== Job ==
Extract the lines from the start through the line that holds "4.5e-14, 1.6e-13, 1.0e-13];", both included, omitting all images.
----- Given material
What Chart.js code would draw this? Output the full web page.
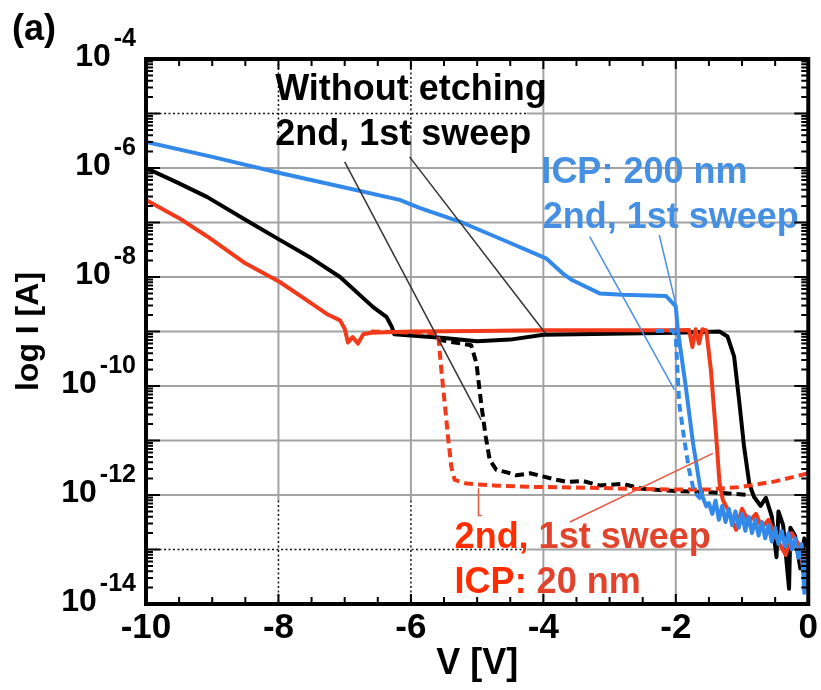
<!DOCTYPE html>
<html>
<head>
<meta charset="utf-8">
<script src="https://cdn.jsdelivr.net/npm/chart.js@4.4.1/dist/chart.umd.min.js"></script>
<style>
  html, body { margin: 0; padding: 0; background: #fff; }
</style>
</head>
<body>
<canvas id="iv" width="821" height="690"></canvas>
<script>
// ---- data: bias V [V], current I [A] ----

// without etching, 1st sweep (solid black)
const noEtch1V = [-10, -9.54, -9.08, -8.43, -7.98, -7.5, -7.07, -6.57, -6.37, -6.29, -6.25, -5.5, -5.0, -4.5, -4.0, -3.0, -2.0, -1.34, -1.22, -1.12, -1.04, -0.97, -0.89, -0.82, -0.72, -0.64, -0.55, -0.48, -0.45, -0.38, -0.29, -0.27, -0.2, -0.12, -0.06, 0];
const noEtch1I = [1.0e-6, 5.5e-7, 2.95e-7, 1.0e-7, 4.8e-8, 2.2e-8, 1.0e-8, 2.8e-9, 1.86e-9, 1.23e-9, 8.9e-10, 7.6e-10, 6.6e-10, 7.1e-10, 8.7e-10, 9.1e-10, 9.5e-10, 1.0e-9, 8.1e-10, 3.5e-10, 4.9e-11, 7.8e-12, 1.6e-12, 9.3e-13, 6.3e-13, 8.9e-13, 4.0e-13, 7.2e-14, 5.0e-13, 2.8e-13, 1.9e-14, 2.5e-13, 1.8e-13, 4.5e-14, 1.6e-13, 1.0e-13];

// without etching, 2nd sweep (dashed black)
const noEtch2V = [-5.6, -5.09, -5.01, -4.94, -4.87, -4.81, -4.71, -4.55, -4.41, -4.2, -4.01, -3.8, -3.65, -3.4, -3.15, -2.8, -2.5, -2.25, -1.9, -1.5, -1.2, -0.9];
const noEtch2I = [7.1e-10, 5.6e-10, 2.6e-10, 4.9e-11, 1.17e-11, 4.4e-12, 2.9e-12, 2.6e-12, 2.3e-12, 2.5e-12, 2.2e-12, 1.9e-12, 1.74e-12, 1.8e-12, 1.5e-12, 1.6e-12, 1.3e-12, 1.23e-12, 1.17e-12, 1.12e-12, 1.07e-12, 1.0e-12];

// ICP 20 nm, 1st sweep (solid red)
const icp20V1 = [-10, -9.5, -9.08, -8.5, -7.98, -7.58, -7.27, -7.07, -7.0, -6.95, -6.88, -6.8, -6.72, -6.6, -6.0, -5.0, -4.0, -3.0, -2.0, -1.8, -1.75, -1.7, -1.65, -1.6, -1.54, -1.47, -1.39, -1.34, -1.29, -1.2, -1.09, -1.0, -0.9, -0.79, -0.7, -0.6, -0.5, -0.34, -0.25, -0.15, -0.08, 0];
const icp20I1 = [2.6e-7, 1.2e-7, 5.6e-8, 1.78e-8, 8.1e-9, 3.8e-9, 2.1e-9, 1.6e-9, 1.12e-9, 6.3e-10, 7.9e-10, 6.0e-10, 8.9e-10, 9.5e-10, 1.0e-9, 1.02e-9, 1.05e-9, 1.05e-9, 1.05e-9, 1.07e-9, 5.2e-10, 1.1e-9, 6.0e-10, 1.1e-9, 1.05e-9, 1.95e-10, 1.17e-11, 1.66e-12, 8.1e-13, 5.0e-13, 2.3e-13, 5.6e-13, 3.2e-13, 4.5e-13, 2.5e-13, 3.5e-13, 1.8e-13, 7.9e-14, 2.0e-13, 1.26e-13, 5.0e-14, 1.0e-13];

// ICP 20 nm, 2nd sweep (dashed red)
const icp20V2 = [-6.6, -5.6, -5.58, -5.54, -5.49, -5.44, -5.39, -5.34, -5.16, -4.7, -4.16, -3.6, -3.15, -2.6, -2.0, -1.5, -1.0, -0.5, 0];
const icp20I2 = [1.0e-9, 9.3e-10, 6.9e-10, 1.95e-10, 4.9e-11, 1.17e-11, 3.3e-12, 1.9e-12, 1.62e-12, 1.48e-12, 1.41e-12, 1.38e-12, 1.35e-12, 1.29e-12, 1.26e-12, 1.26e-12, 1.41e-12, 1.78e-12, 2.5e-12];

// ICP 200 nm, 1st sweep (solid blue)
const icp200V1 = [-10, -9, -7.98, -7, -6.17, -5.87, -5.21, -4.5, -3.96, -3.71, -3.56, -3.15, -2.8, -2.15, -2.0, -1.97, -1.85, -1.74, -1.62, -1.54,
    -1.50, -1.45, -1.40, -1.35, -1.30, -1.25, -1.20, -1.15, -1.10, -1.05, -1.00, -0.95, -0.90, -0.85, -0.80, -0.75, -0.70, -0.65, -0.60, -0.55,
    -0.50, -0.45, -0.40, -0.35, -0.30, -0.25, -0.20, -0.15, -0.10, -0.06, -0.03, 0];
const icp200I1 = [3.0e-6, 1.6e-6, 8.1e-7, 4.4e-7, 2.6e-7, 1.86e-7, 9.8e-8, 4.2e-8, 2.2e-8, 1.17e-8, 8.7e-9, 5.0e-9, 4.7e-9, 4.5e-9, 2.9e-9, 1.07e-9, 9.8e-11, 8.9e-12, 1.1e-12, 6.2e-13,
    7.1e-13, 4.5e-13, 7.9e-13, 3.5e-13, 6.3e-13, 3.2e-13, 5.6e-13, 2.8e-13, 5.0e-13, 2.5e-13, 4.5e-13, 2.2e-13, 4.0e-13, 2.0e-13, 3.5e-13, 1.8e-13, 3.2e-13, 1.6e-13, 2.8e-13, 1.4e-13,
    2.5e-13, 1.26e-13, 2.2e-13, 1.12e-13, 2.0e-13, 1.0e-13, 1.6e-13, 7.1e-14, 1.26e-13, 1.6e-14, 6.3e-14, 4.0e-14];

// ICP 200 nm, 2nd sweep (dashed blue)
const icp200V2 = [-2.3, -2.05, -2.0, -1.95, -1.87, -1.8, -1.74, -1.68, -1.6];
const icp200I2 = [1.02e-9, 1.05e-9, 7.9e-10, 4.9e-11, 1.0e-11, 2.9e-12, 1.4e-12, 1.0e-12, 7.9e-13];

// leader lines from the labels to the curves
const leadBlackAV = [-7.0, -4.94],  leadBlackAI = [1.3e-6, 2.4e-11];
const leadBlackBV = [-6.02, -3.97], leadBlackBI = [1.6e-6, 9.3e-10];
const leadBlueCV = [-3.30, -2.02],  leadBlueCI = [5.5e-8, 8.5e-11];
const leadBlueDV = [-2.25, -1.98],  leadBlueDI = [5.9e-8, 2.5e-9];
const leadRedEV = [-4.98, -4.98, -4.93], leadRedEI = [1.3e-12, 4.2e-13, 4.2e-13];
const leadRedFV = [-3.60, -1.44],   leadRedFI = [3.2e-13, 5.8e-12];

// axes
const xMajor = [-10, -8, -6, -4, -2, 0];
const yDecades = [-14, -13, -12, -11, -10, -9, -8, -7, -6, -5, -4];
const yLabelExps = [-4, -6, -8, -10, -12, -14];

// ---- style ----
const FONT = '"Liberation Sans", Arial, sans-serif';
const BLACK = '#000000';
const RED = '#f23a1a';
const BLUE = '#3389ea';
const BLUE_TEXT = '#4690e4';
const RED_BRIGHT = '#ff2d00';
const RED_FADED = '#e2432c';
const GRID_GRAY = '#a3a3a3';

// annotation labels (anchored in data units)
const notes = [
    { v: -8.05, i: 1.77e-5, parts: [['Without etching', BLACK]] },
    { v: -8.05, i: 2.64e-6, parts: [['2nd, 1st sweep', BLACK]] },
    { v: -4.03, i: 5.2e-7,  parts: [['ICP: 200 nm', BLUE_TEXT]] },
    { v: -4.01, i: 7.8e-8,  parts: [['2nd, 1st sweep', BLUE_TEXT]] },
    { v: -5.34, i: 1.05e-13, parts: [['2nd,', RED_BRIGHT], [' 1st sweep', RED_FADED]] },
    { v: -5.34, i: 1.57e-14, parts: [['ICP:', RED_BRIGHT], [' 20 nm', RED_FADED]] }
];

// regions of the original figure where the grid is dotted
const PATCH_V = -4.25, PATCH_TOP = 10 ** -5.4, PATCH_BOTTOM = 10 ** -12.1;

function pts(xs, ys) { return xs.map((x, k) => ({ x, y: ys[k] })); }

function curve(label, xs, ys, color, dash, width) {
    return {
        label, data: pts(xs, ys),
        borderColor: color, borderWidth: width || 4,
        borderDash: dash || [], pointRadius: 0,
        tension: 0, fill: false, borderJoinStyle: 'round'
    };
}

function seg(ctx, x1, y1, x2, y2, dotted) {
    ctx.save();
    if (dotted) { ctx.strokeStyle = '#111'; ctx.lineWidth = 1.5; ctx.setLineDash([2, 2.5]); }
    else { ctx.strokeStyle = GRID_GRAY; ctx.lineWidth = 2; ctx.setLineDash([]); }
    ctx.beginPath(); ctx.moveTo(x1, y1); ctx.lineTo(x2, y2); ctx.stroke();
    ctx.restore();
}

const figurePlugin = {
    id: 'figure',
    beforeDatasetsDraw(chart) {
        const { ctx, chartArea: a, scales: { x, y } } = chart;
        const px = x.getPixelForValue(PATCH_V);
        // horizontal grid
        yDecades.forEach(e => {
            if (e === -14 || e === -4) return;
            const py = y.getPixelForValue(10 ** e);
            if (e === -5 || e === -13) {
                seg(ctx, a.left, py, px, py, true);
                seg(ctx, px, py, a.right, py, false);
            } else {
                seg(ctx, a.left, py, a.right, py, false);
            }
        });
        // vertical grid
        const yTop = y.getPixelForValue(PATCH_TOP), yBot = y.getPixelForValue(PATCH_BOTTOM);
        xMajor.forEach(v => {
            if (v === -10 || v === 0) return;
            const p = x.getPixelForValue(v);
            if (v < PATCH_V) {
                seg(ctx, p, a.top, p, yTop, true);
                seg(ctx, p, yTop, p, yBot, false);
                seg(ctx, p, yBot, p, a.bottom, true);
            } else {
                seg(ctx, p, a.top, p, a.bottom, false);
            }
        });
    },
    afterDraw(chart) {
        const { ctx, chartArea: a, scales: { x, y } } = chart;
        ctx.save();

        // annotation text
        ctx.font = 'bold 36px ' + FONT;
        ctx.textAlign = 'left';
        ctx.textBaseline = 'alphabetic';
        notes.forEach(n => {
            let tx = x.getPixelForValue(n.v);
            const ty = y.getPixelForValue(n.i);
            n.parts.forEach(([t, c]) => {
                ctx.fillStyle = c;
                ctx.fillText(t, tx, ty);
                tx += ctx.measureText(t).width;
            });
        });

        // frame
        ctx.strokeStyle = '#000';
        ctx.lineWidth = 4;
        ctx.strokeRect(a.left, a.top, a.right - a.left, a.bottom - a.top);

        // inward ticks
        ctx.lineWidth = 2;
        ctx.beginPath();
        yDecades.forEach(e => {
            for (let m = 1; m <= 9; m++) {
                const v = m * 10 ** e;
                if (v > 1e-4 * 1.0001) break;
                const py = y.getPixelForValue(v);
                const len = m === 1 ? 14 : 7;
                ctx.moveTo(a.left, py); ctx.lineTo(a.left + len, py);
                ctx.moveTo(a.right, py); ctx.lineTo(a.right - len, py);
            }
        });
        for (let k = 0; k <= 20; k++) {
            const v = -10 + k * 0.5;
            const p = x.getPixelForValue(v);
            const len = k % 4 === 0 ? 10 : 7;
            ctx.moveTo(p, a.bottom); ctx.lineTo(p, a.bottom - len);
            ctx.moveTo(p, a.top); ctx.lineTo(p, a.top + len);
        }
        ctx.stroke();

        // y tick labels with superscript exponents
        ctx.fillStyle = '#000';
        ctx.textAlign = 'right';
        const xr = a.left - 10;
        yLabelExps.forEach(e => {
            const py = y.getPixelForValue(10 ** e);
            const sup = String(e);
            ctx.font = 'bold 25px ' + FONT;
            const sw = ctx.measureText(sup).width;
            ctx.fillText(sup, xr, py - 13);
            ctx.font = 'bold 32px ' + FONT;
            ctx.fillText('10', xr - sw - 3, py + 7);
        });

        // panel tag
        ctx.textAlign = 'left';
        ctx.font = 'bold 36px ' + FONT;
        ctx.fillText('(a)', 12, 40);
        ctx.restore();
    }
};

new Chart(document.getElementById('iv'), {
    type: 'line',
    data: {
        datasets: [
            curve('lead A', leadBlackAV, leadBlackAI, '#333333', null, 1.5),
            curve('lead B', leadBlackBV, leadBlackBI, '#333333', null, 1.5),
            curve('lead C', leadBlueCV, leadBlueCI, '#4a8ee6', null, 1.5),
            curve('lead D', leadBlueDV, leadBlueDI, '#4a8ee6', null, 1.5),
            curve('lead E', leadRedEV, leadRedEI, '#e85a40', null, 1.5),
            curve('lead F', leadRedFV, leadRedFI, '#e85a40', null, 1.5),
            curve('ICP 200 nm 1st', icp200V1, icp200I1, BLUE),
            curve('ICP 200 nm 2nd', icp200V2, icp200I2, BLUE, [8, 5]),
            curve('ICP 20 nm 1st', icp20V1, icp20I1, RED),
            curve('ICP 20 nm 2nd', icp20V2, icp20I2, RED, [9, 5]),
            curve('no etching 1st', noEtch1V, noEtch1I, BLACK),
            curve('no etching 2nd', noEtch2V, noEtch2I, BLACK, [9, 5])
        ]
    },
    options: {
        responsive: false,
        animation: false,
        devicePixelRatio: 1,
        layout: { padding: { top: 59, right: 12, left: 0, bottom: 0 } },
        plugins: { legend: { display: false }, tooltip: { enabled: false } },
        scales: {
            x: {
                type: 'linear', min: -10, max: 0,
                afterFit: s => { s.height = 86; },
                afterBuildTicks: s => { s.ticks = xMajor.map(v => ({ value: v })); },
                grid: { display: false, drawTicks: false },
                border: { display: false },
                ticks: {
                    color: '#000', padding: 3, maxRotation: 0, autoSkip: false,
                    font: { family: FONT, size: 35, weight: 'bold' },
                    callback: v => String(v)
                },
                title: {
                    display: true, text: 'V [V]', color: '#000',
                    font: { family: FONT, size: 36, weight: 'bold' },
                    padding: { top: 0, bottom: 4 }
                }
            },
            y: {
                type: 'logarithmic', min: 1e-14, max: 1e-4,
                afterFit: s => { s.width = 146; },
                afterBuildTicks: s => { s.ticks = yDecades.map(e => ({ value: 10 ** e })); },
                grid: { display: false, drawTicks: false },
                border: { display: false },
                ticks: { display: false },
                title: {
                    display: true, text: 'log I [A]', color: '#000',
                    font: { family: FONT, size: 32, weight: 'bold' },
                    padding: { top: 10, bottom: 0 }
                }
            }
        }
    },
    plugins: [figurePlugin]
});
</script>
</body>
</html>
----------
== Answer ==
What Chart.js code would draw this? Output the full web page.
<!DOCTYPE html>
<html>
<head>
<meta charset="utf-8">
<script src="https://cdn.jsdelivr.net/npm/chart.js@4.4.1/dist/chart.umd.min.js"></script>
<style>
  html, body { margin: 0; padding: 0; background: #fff; }
</style>
</head>
<body>
<canvas id="iv" width="821" height="690"></canvas>
<script>
// ---- data: bias V [V], current I [A] ----

// without etching, 1st sweep (solid black)
const noEtch1V = [-10, -9.54, -9.08, -8.43, -7.98, -7.5, -7.07, -6.57, -6.37, -6.29, -6.25, -5.5, -5.0, -4.5, -4.0, -3.0, -2.0, -1.34, -1.22, -1.12, -1.04, -0.97, -0.89, -0.82, -0.72, -0.64, -0.55, -0.48, -0.45, -0.38, -0.29, -0.27, -0.2, -0.12, -0.06, 0];
const noEtch1I = [1.0e-6, 5.5e-7, 2.95e-7, 1.0e-7, 4.8e-8, 2.2e-8, 1.0e-8, 2.8e-9, 1.86e-9, 1.23e-9, 8.9e-10, 7.6e-10, 6.6e-10, 7.1e-10, 8.7e-10, 9.1e-10, 9.5e-10, 1.0e-9, 8.1e-10, 3.5e-10, 4.9e-11, 7.8e-12, 1.6e-12, 9.3e-13, 6.3e-13, 8.9e-13, 4.0e-13, 7.2e-14, 5.0e-13, 2.8e-13, 1.9e-14, 2.5e-13, 1.8e-13, 4.5e-14, 1.6e-13, 1.0e-13];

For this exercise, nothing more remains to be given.